Hobby Lobby, Inc. v. Burwell was decided on June 30, and more religious rights litigation is on the way to the U.S. Supreme Court, so here are some major points of the decision as we prepare for the next round:



  • When a regulation collides head-on with a statute (or two), the regulation usually loses.  The Affordable Care Act was deliberately silent about abortion and contraception because, as some might remember, there were in 2010 a dozen and half Democrats in the House of Representatives led by Bart Stupak who refused to support the legislation if it funded abortion.  Stupak became a pariah in his own party, but President Obama promised to not fund abortion through the Affordable Care Act if Stupak and others supported its passage.  The Act would not have cleared the House if the President had not so promised.
  • Women's healthcare to be provided under the Affordable Care Act is not specified in the Act itself, but in the regulations promulgated by the Secretary of Health and Human Services.  
  • Agree or disagree with the regulations, there is little doubt that large numbers of Americans, many of them religious, hold a worldview that life begins at conception and that it is morally wrong to abort a baby through abortifacient contraceptives.  The regulations, like many insurance policies, treat pregnancy as an illness to be prevented rather than as life to be celebrated and require health insurance to provide twenty forms of contraception, including those which cause the abortion of a fertilized egg.
  • The Religious Freedom Restoration Act (RFRA) requires the government, if its policy imposes a "substantial burden" on the exercise of religion, to show it used the "least restrictive means" to provide for a "compelling interest".  If Congress had considered free contraceptives to be a compelling interest for all Americans, it could have declared so in the text of the Affordable Care Act.  Likewise, Congress could provide free contraceptives by distributing them through every federal agency from the U.S. Postal Service to the Department of Education, but Congress has not done so.  Instead, the Secretary of Health and Human Services promulgated a regulation, despite vehement protests by religious groups, for private employers to pay for contraceptives through group health insurance.  The Supreme Court held the Secretary's method was not the least restrictive means to do so, though it imposed a considerable burden upon religious believers who opposed the regulation's mandate.

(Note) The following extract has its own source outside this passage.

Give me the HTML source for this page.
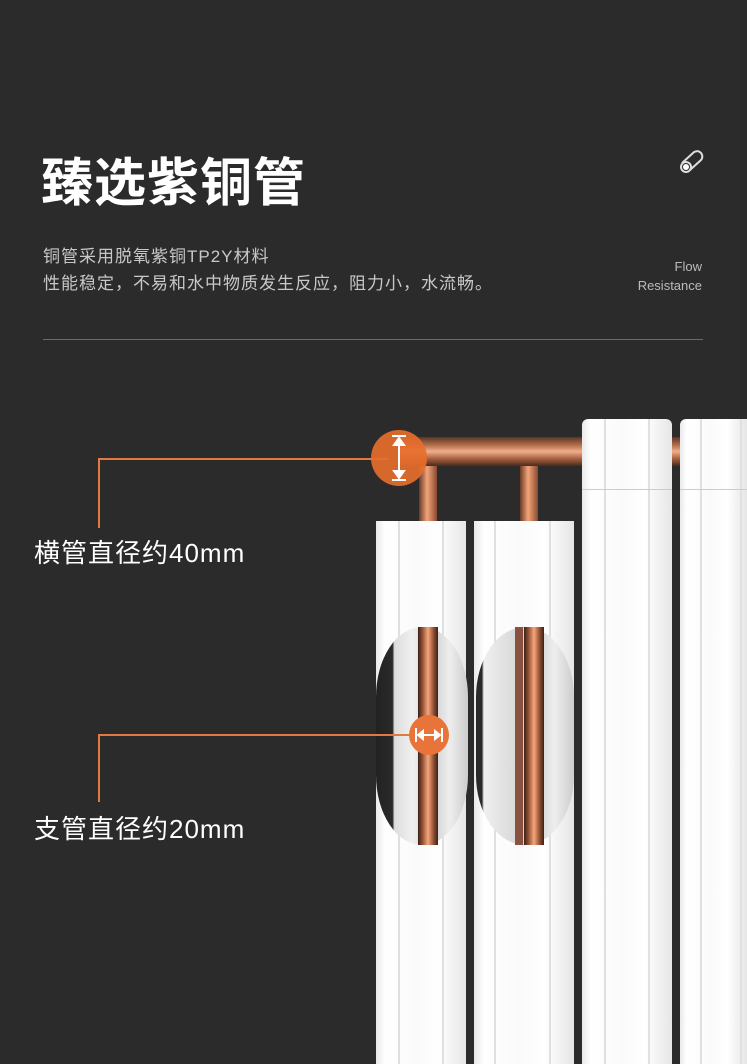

  • The Dictionary Act defines "person" in U.S. law to include "corporations."  The Dictionary Act is old enough to have numerous exceptions carved in it, but the Supreme Court refused to restrict the definition of "person" to natural persons when the Dictionary Act includes corporations and much American law is based upon this presumption.

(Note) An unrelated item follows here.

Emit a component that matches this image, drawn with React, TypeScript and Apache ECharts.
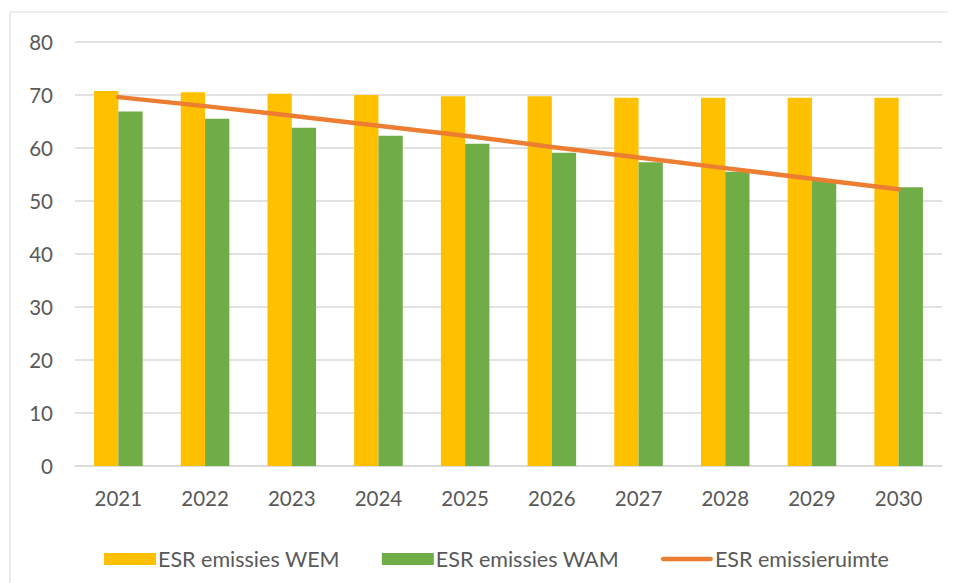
import React, { useEffect, useRef } from "react";
import * as echarts from "echarts";

const years = ["2021", "2022", "2023", "2024", "2025", "2026", "2027", "2028", "2029", "2030"];
const wem = [70.75, 70.5, 70.25, 70.0, 69.75, 69.75, 69.5, 69.5, 69.5, 69.5];
const wam = [66.9, 65.5, 63.8, 62.3, 60.8, 59.1, 57.3, 55.5, 53.8, 52.6];
const ruimte = [69.6, 67.9, 66.1, 64.2, 62.3, 60.2, 58.2, 56.2, 54.2, 52.2];
const seriesNames = ["ESR emissies WEM", "ESR emissies WAM", "ESR emissieruimte"];

const FONT = "Lato, 'Open Sans', sans-serif";
const TXT = "#595959";
const LINE_ICON = "path://M2.5,0 L54.5,0 A2.5,2.5 0 0 1 54.5,5 L2.5,5 A2.5,2.5 0 0 1 2.5,0 Z";

export default function App() {
  const ref = useRef<HTMLDivElement>(null);
  useEffect(() => {
    if (!ref.current) return;
    const chart = echarts.init(ref.current, null, { renderer: "svg" });
    chart.setOption({
      animation: false,
      backgroundColor: "#ffffff",
      textStyle: { fontFamily: FONT, color: TXT },
      graphic: [
        {
          type: "rect",
          shape: { x: 2, y: 4, width: 1000, height: 700 },
          style: { fill: "none", stroke: "#dedede", lineWidth: 1.2 },
          silent: true,
          z: -1,
        },
      ],
      grid: { left: 67, right: 14, top: 34, bottom: 117 },
      legend: {
        left: 91,
        top: 535,
        itemWidth: 52,
        itemHeight: 12,
        itemGap: 42,
        symbolKeepAspect: true,
        textStyle: { fontFamily: FONT, fontSize: 21.5, color: TXT, padding: [0, 0, 0, -3] },
        data: [
          { name: seriesNames[0], icon: "rect" },
          { name: seriesNames[1], icon: "rect" },
          { name: seriesNames[2], icon: LINE_ICON },
        ],
      },
      xAxis: {
        type: "category",
        data: years,
        axisLine: { show: true, lineStyle: { color: "#d9d9d9", width: 1.5 } },
        axisTick: { show: false },
        axisLabel: { color: TXT, fontSize: 20.5, fontFamily: FONT, margin: 21 },
      },
      yAxis: {
        type: "value",
        min: 0,
        max: 80,
        interval: 10,
        axisLine: { show: false },
        axisTick: { show: false },
        splitLine: { lineStyle: { color: "#d9d9d9", width: 1.5 } },
        axisLabel: { color: TXT, fontSize: 20.5, fontFamily: FONT, margin: 22 },
      },
      series: [
        {
          name: seriesNames[0],
          type: "bar",
          data: wem,
          barGap: "0%",
          barCategoryGap: "44%",
          itemStyle: { color: "#FFC000" },
        },
        {
          name: seriesNames[1],
          type: "bar",
          data: wam,
          itemStyle: { color: "#70AD47" },
        },
        {
          name: seriesNames[2],
          type: "line",
          data: ruimte,
          symbol: "none",
          lineStyle: { color: "#ED7D31", width: 4.5, cap: "round" },
          itemStyle: { color: "#ED7D31" },
          z: 5,
        },
      ],
    });
    return () => chart.dispose();
  }, []);
  return <div ref={ref} style={{ width: 948, height: 575 }} />;
}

  • While it is true that the owners of Walmart or Chevron cannot collectively practice or uphold one religion, it is very common that family-owned companies have corporate philosophies, policies, and charitable giving that clearly reflect the owners' religious beliefs.  Ever try to go to Chik-fil-A on Sunday?
  • The Supreme Court held that the religious beliefs of a closely-held corporation are protected by a federal statute (the Religious Freedom Restoration Act) from the enforcement of a federal regulation that provides for contraceptives not through the least restrictive means, but by requiring business owners to violate their consciences.

Thus, the Supreme Court concluded that a regulatory mandate not declared specifically in the statute cannot be enforced in contradiction to the terms of another federal statute.  Though the Hobby Lobby decision is a big win for religious liberty, there will be many more decisions.  Two judicial trends- victories for homosexual rights and victories for religious liberty- will clash often in the coming months.  There are dozens of lawsuits.